Case Study: Connecticut Employee Unions vs William Petit
The small New England state of Connecticut has a total population roughly equivalent to 1% of the US total. Needless to say, its presidential primary has zero significance and national candidates pretty much ignore the state except for the occasional drive-through from New York City to Boston. But local elections, like everywhere, can get pretty heated, especially in this year of vicious campaigning. This trickle-down nastiness has, like a sewage leak, seeped into the smallest regional/town elections sullying all that it touches. And the smell lingers.
State and local Republican candidates were concerned that an anti-Trump feeling – especially regarding his comments about women and immigrants – would impact their election fortunes. Democratic rivals and the PACS formed to support them, jumped all over this trying to tar all Republicans with the Trump brush. That strategy as we saw, failed spectacularly.
In little Connecticut, a state known for its civility and called ‘the land of steady habits’, a PAC funded by public and private employee unions targeted a dozen Republican candidates as they fear a Republican state legislature will lessen the huge salary and pension benefits they have been awarded in the past-the result of which is an equally huge state budget deficit. With the help of data driven statistics and flexible digital ad capability, ads could be placed in each candidate’s constituency and personalised with the candidate’s name. So, if you live in Mary Jones’ district, you would only see a disparaging ad about Mary, not about the 11 other candidates whom you’ve probably never heard of any way. Very effective. Very digital and 21st century. So when you visit a website, even if it’s a national or state-wide site, the ad will be targeted to where you are accessing from geographically and the appropriate message is delivered. Fairly basic digital marketing 101 these days. Effective, inexpensive, localised and can be updated or changed multiple times almost in real time.
As mentioned earlier, these PACs are not controlled by state or national committees or even any candidates and therefore the content of the ads is not properly vetted either for truthfulness or decency. Case in point, a digital ad featured a large photo of Donald Trump with a caption reading, ‘Stop Donald Trump and William Petit’s attack on women and families.’

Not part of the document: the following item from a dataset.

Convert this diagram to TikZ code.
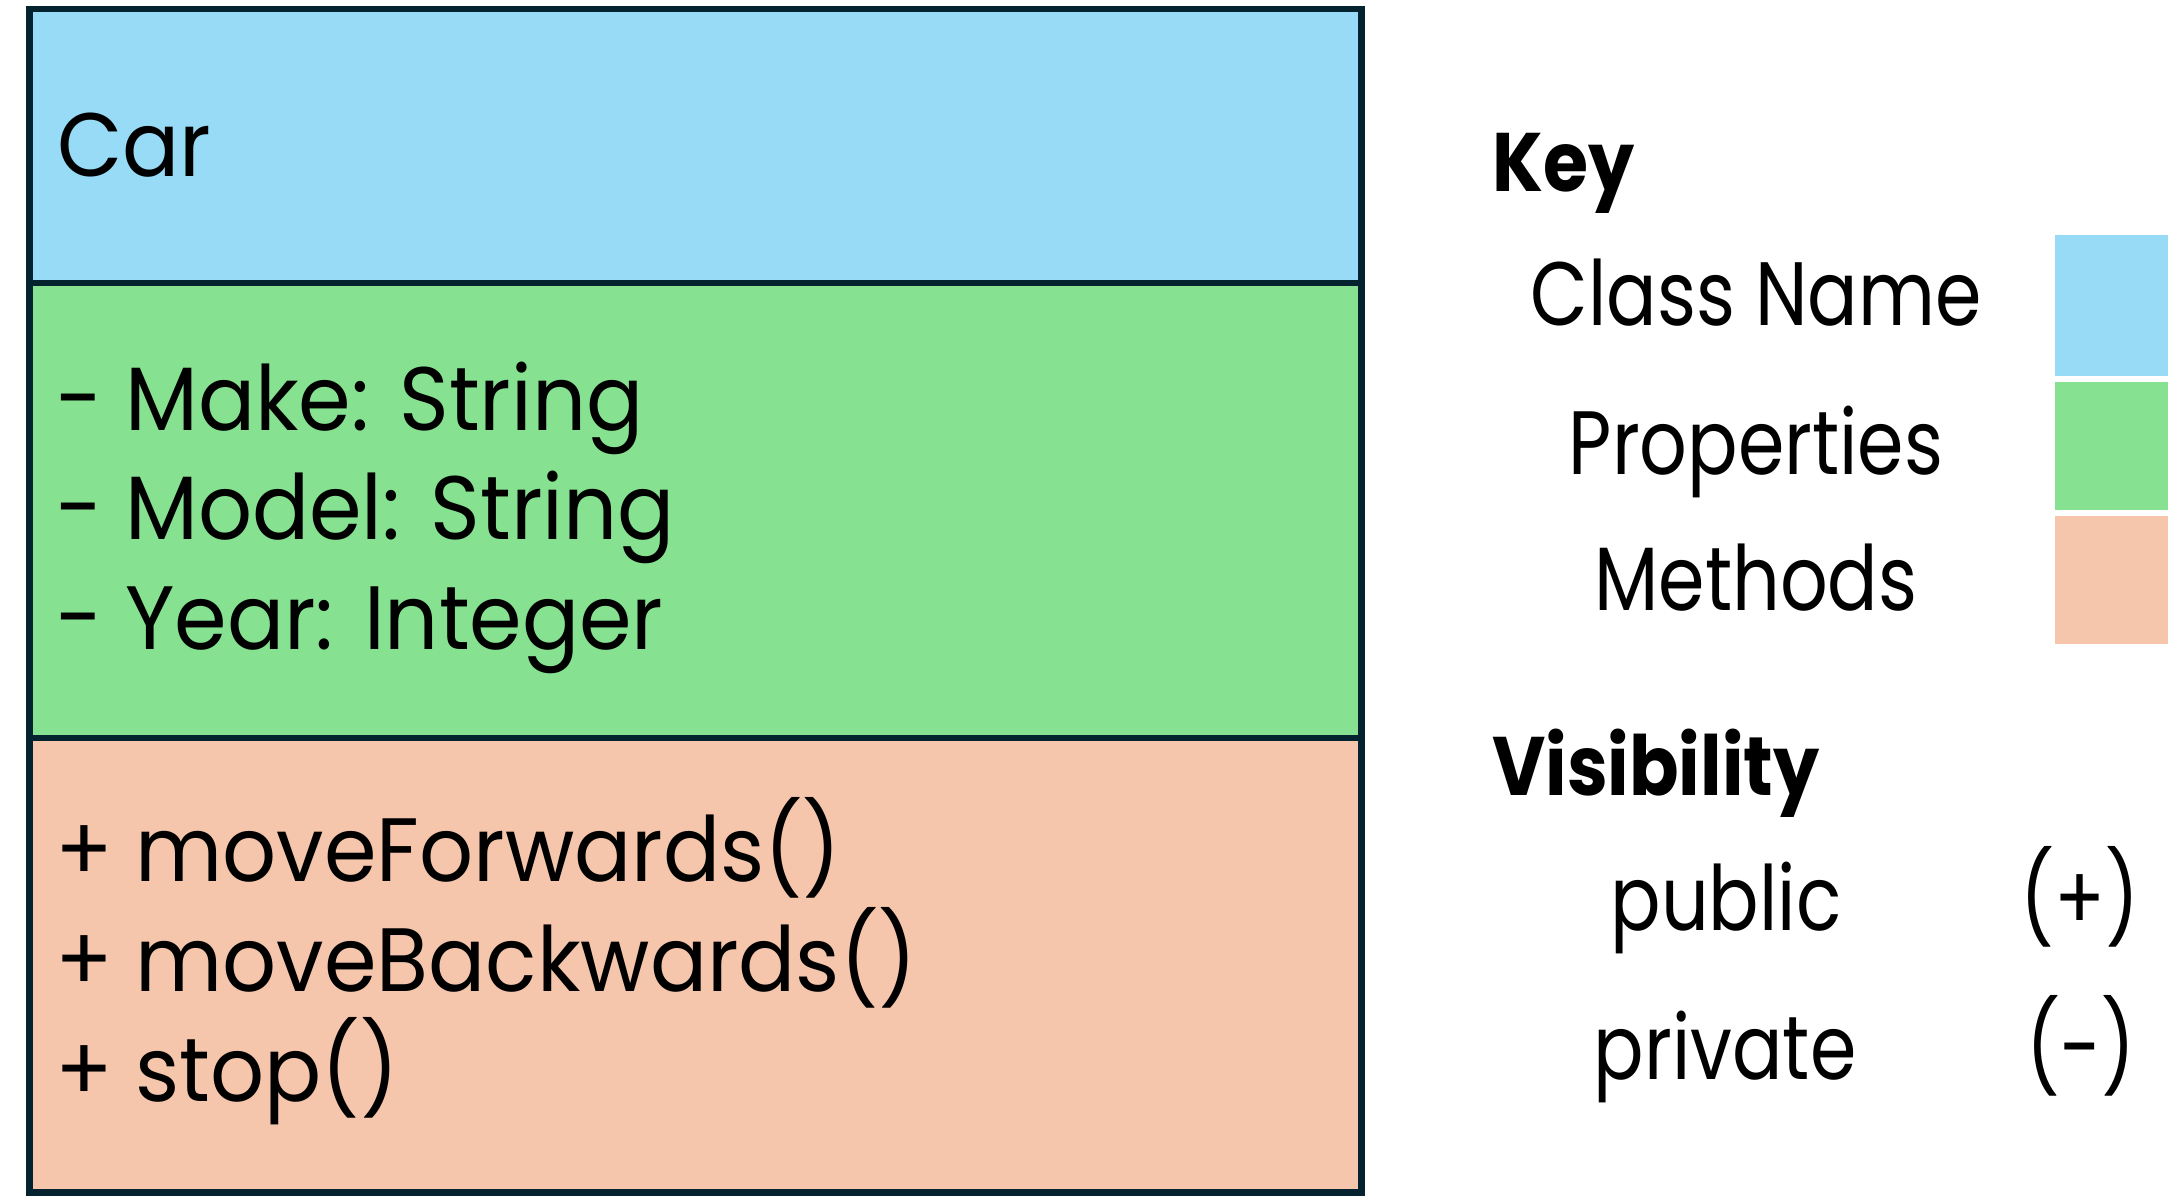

Bit of a stretch, but a highly predictable manoeuvre, considering the nastiness of the national campaign.
The problem here was that Dr William Petit was injured, having been beaten with a baseball bat tied up and thrown in the cellar and his wife and two teenage daughters murdered, in a vicious 2007 home invasion that shocked and continues to shock the entire state. In their memory, he has established a Foundation to provide assistance to, among others, women, families and victims of violence. Dr Petit called a press conference to alert the public about this ad campaign. A media firestorm quickly roared to life. Even his opponent, an 11-term incumbent and his neighbour, joined him in renouncing the campaign as unforgiveable and a disgrace to our election process. For once, Democrats and Republicans agreed. Dr Petit won his election. And the high-level union official responsible for placing the ad was forced to resign.